This piece was reprinted by OpEd News with permission or license. It may not be reproduced in any form without permission or license from the source.
After the recent Israeli attacks against Lebanon, Syria, and Iraq, the Middle East has found itself in the midst of undeclared war.
Almost everyone in Lebanon appears to agree. "This time Israel went too far. In just two days, it bombed three countries," I am told by a local UN staffer based in Beirut.
The same day, my local barber was talking like he saw it all, his voice full of sarcasm and determination:
"Israeli Prime Minister Benjamin Netanyahu is facing tough elections at home, while his wife is on trial for fraud. A bit of excitement during the evening news can only help his chances of regaining attention from his electorate. But we here have had enough; we are ready to fight for our countries."
But 'fighting for their countries' could prove lethal, as Netanyahu threatened to attack Lebanon as a whole, if Hezbollah decides to retaliate.
My barber is not just a barber. He is a Syrian engineer, exiled in Lebanon. The entire region is dispersed, derailed and intertwined, after NATO and Israeli attacks, occupations and destabilization campaigns.
On August 25, Hassan Nasrallah, the head of Hezbollah, put it bluntly during his televised speech in Lebanon:
"The dawn suicide attack is the first act of aggression since August 14, 2006. The Lebanese state's condemnation of what happened and referral of the matter to the Security Council is good, but these steps do not prevent the course of action to be taken.
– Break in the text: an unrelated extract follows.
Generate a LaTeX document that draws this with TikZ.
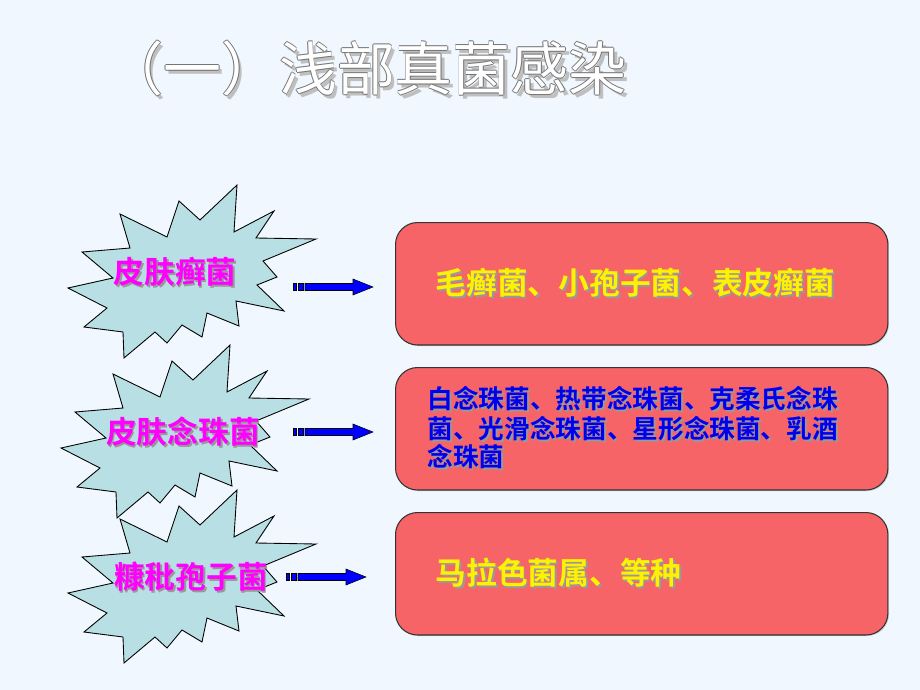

Since 2000, we have allowed Israeli drones for many reasons but no one moved. Israeli drones entering Lebanon are no longer collecting information, but [carrying out] assassinations. From now on, we will face the Israeli drones when they enter the skies of Lebanon and we will work to bring them down. I tell the Israelis that Netanyahu is running with your blood."
President of Lebanon Michel Aoun went even further, calling the drone attack against his country a "declaration of war."
Meanwhile, a powerful block in the Iraqi Parliament the Fatah Coalition insists on holding the US "fully responsible" for the Israeli attacks, "which we consider to be a declaration of war on Iraq and its people." The Fatah Coalition wants all US troops to get out of Iraq, as soon as possible.
There is no doubt that Mr Netanyahu, with his recent combat-drone incursions and bombings, has thrown the entire region into great and unexpected turmoil.
Israel has been regularly attacking Syria and bombing Palestine for decades. But Lebanon is a totally different story: only its airspace has been habitually violated by the Israeli jets flying towards the Syrian targets. Bombing Iraq is also clearly an escalation of Israel's bellicose strategy. A bizarre escalation, considering that Iraq is still de facto a state occupied by Israel's closest ally the United States.
Everything that is Shia short of Iran itself (for now) suddenly became a 'legitimate target' for Israel. For many years, Shia Islam has been synonymous with the ideological resistance to Western imperialism in the Middle East: Iran itself, several factions inside Iraq, and Hezbollah, among others.